Luke continues in verse 13 saying … “Then said the lord of the vineyard, What shall I do? I will send my
beloved son: it may be they will reverence him when they see him. [verse
14] But when the husbandmen saw him, they reasoned
among themselves, saying, This is the heir: come, let us kill him, that the
inheritance may be ours. [verse 15] So they cast
him out of the vineyard, and killed him. What therefore shall the lord of the
vineyard do unto them?” And here
is where the love of our God is truly on display, even after our rejection of
His love, He STILL sends His only Son into our midst to show us what love looks
like, knowing full well every other servant that preceded him was killed by men
just like these. And knowing further it
would be these same men Jesus was here to save, stewards of His church, that
would join their ancestry and choose to kill the very Son of God in a vain
attempt to keep control. What destiny can
be left to us when such is our continued choice as leaders entrusted to keep
God’s church?
Luke concludes picking back up in verse 16 saying … “He shall come and destroy these husbandmen, and shall give
the vineyard to others. And when they heard it, they said, God forbid. [verse 17] And he beheld them, and said, What is this then that is written, The stone which the
builders rejected, the same is become the head of the corner? [verse 18] Whosoever
shall fall upon that stone shall be broken; but on whomsoever it shall fall, it
will grind him to powder.” The
very men listening to this story, the very same tenants from hell and oblivious
to their own condition, hear the parable and utter the phrase “God forbid” or
rather, we would wish this never happens to us, the punishment most of all. But these same men have already concluded in
their hearts to kill Jesus who speaks to them now. They have already rejected Jesus as the
Messiah, and much more importantly, as their own personal Messiah. And so they plan even then to kill Him.

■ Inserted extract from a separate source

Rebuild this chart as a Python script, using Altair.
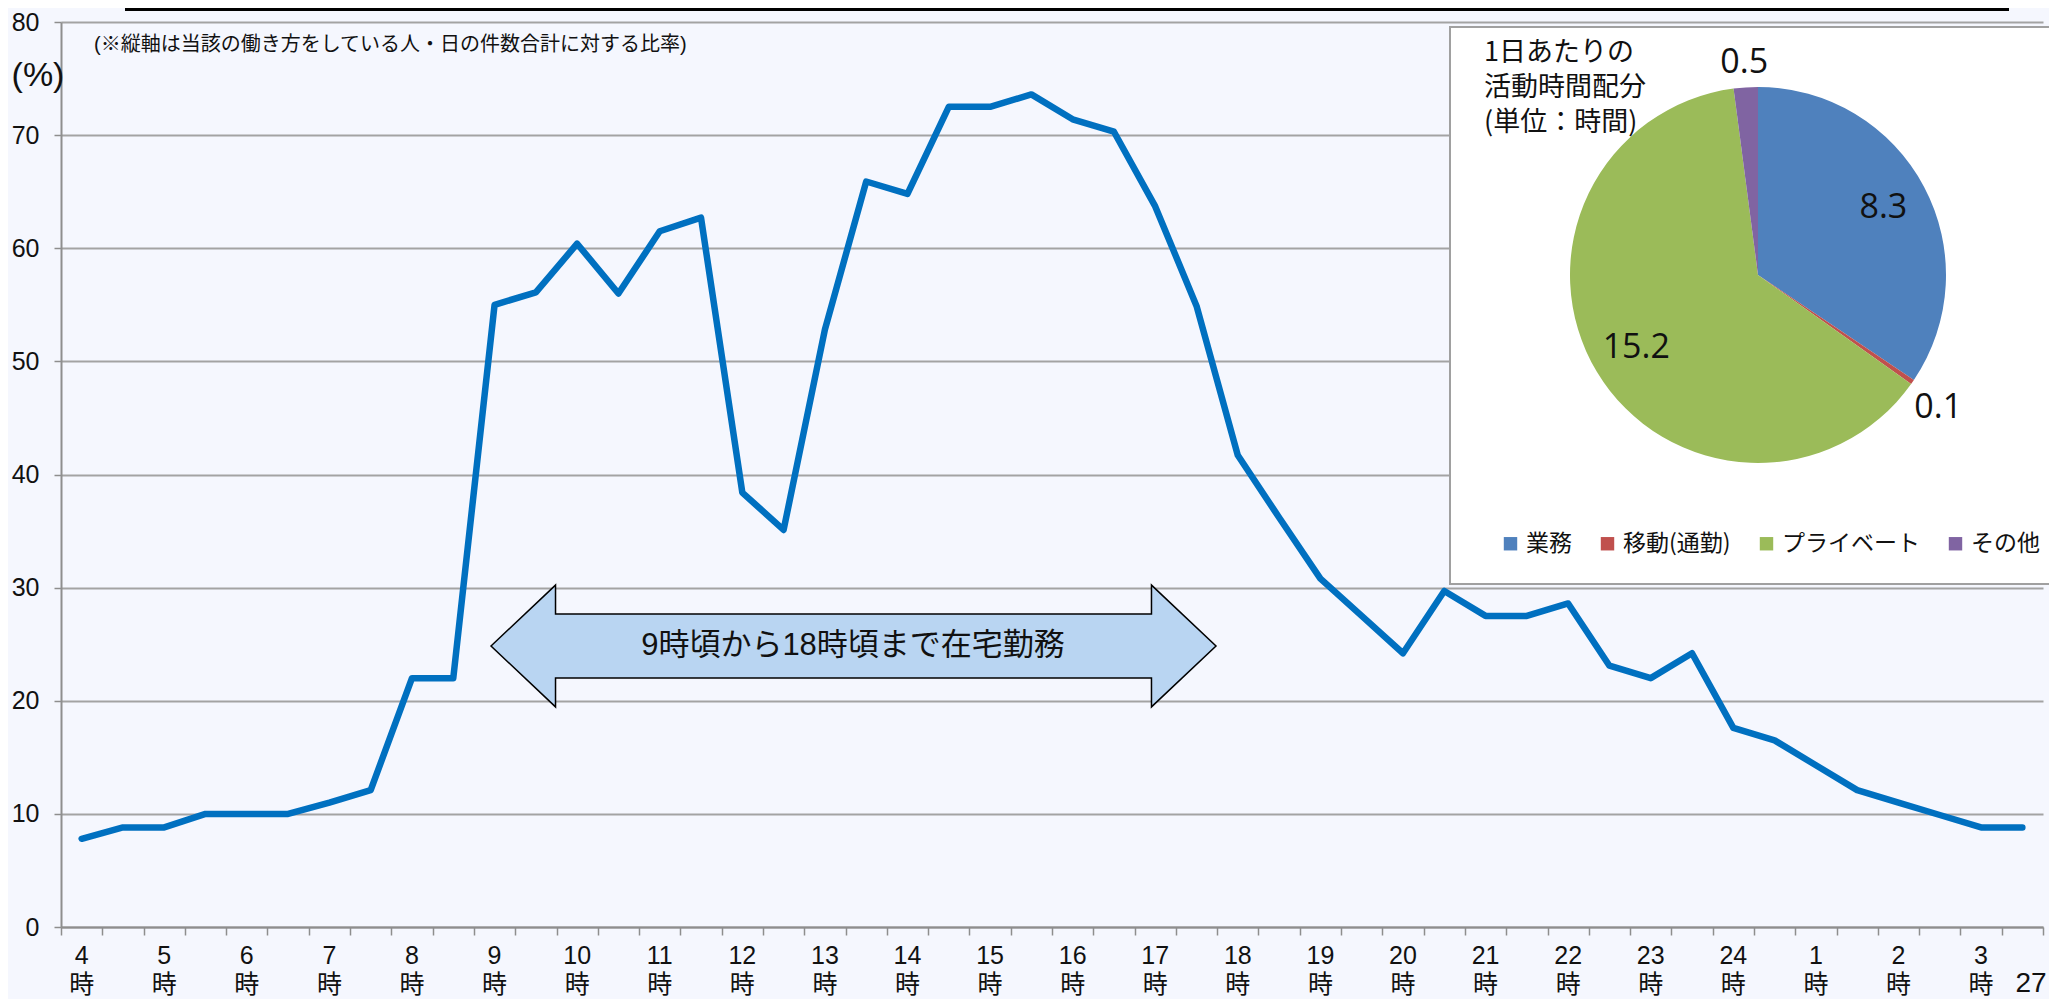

But Jesus offers them scripture to consider to hopefully
change their minds, and their planning.
He reminds them of a building analogy where builders rejected a stone,
that in spite of this initial rejection, becomes the very cornerstone against
which this entire building is constructed upon.
When we fall upon the Rock, we are broken. Our hearts are broken on the anvil of God’s
love, the stone we allow to accumulate within us is shattered by it. And then we become someone new, someone remade,
by the so great love of Jesus Christ. It
is our submission in falling that begins this process, Jesus end to end, sees that
it is completed in us. But when we
refuse Jesus, when we refuse salvation, the only destiny left to us, is to be
crushed completely by the weight of our own actions and our own guilt, leaving
no savior standing in our stead between us and God, only our naked deeds and
impure motives unable to stand in His presence without being completed crushed
by the weight of what we have done, and if allowed, what we would continue to
do.
People are quick to make excuses for bad pet behavior. They had to have been sick, or scared, or in
some other condition that drove them to do something as heinous as pee on the
drywall, or do worse on the bed. After
all the pet cannot be evil can they? But
regardless of the motives of simple creatures, the cleaning up after them is
choice we make or we don’t. We could
choose to be the completely embarrassed house guest horrified by these kinds of
actions, and set about to immediately cleaning them up to reduce the damage as
much as possible. It is no excuse. It does not undo the damage. But it tries to minimize the damage to the
extent that is possible. You will note
we are still talking about the damage of our pets do, those entrusted to our
care through choice and circumstance, those we claim are a part of our family
we love deeply. Or we can ignore the
renegade nature of cats bent on marking the world, your home included, and
allow that behavior to become so repetitive that it would seep into even the
rocks or foundation over time, Never
lifting a finger to fix it. Thinking we
did not do it ourselves, or do it on purpose, so cleaning it up must be
somebody else’s responsibility. Becoming
tenants from hell, without a single glance in the mirror.
I can testify what the costs are for errant pet behavior
allowed to accumulate over time without a second thought. Jesus can testify what it looks like when the
leaders He entrusts with His church refuse to love, and seek only power over
what does not belong to them. That kind
of behavior pulls the crucifixion of Jesus out of purely Roman hands, and
places it long before into the hearts, minds, will, and hands of those same
entrusted leaders of His church. Are we
there right along side those errant leaders even today? Do we still reject the notion of being saved
by Jesus alone, choosing instead to “help” God in this regard. Choosing instead to take care of some sin
that plagues us, instead of realizing to be truly saved from it, will require
Jesus to do all the work of seeing us saved from it, and allowing Him to do so. For can there ever be any kind of harvest
without allowing Jesus to make one in us?
Stop making excuses, and let Him clean you up, and pull the “hell” out
of your tenant title as it sits today.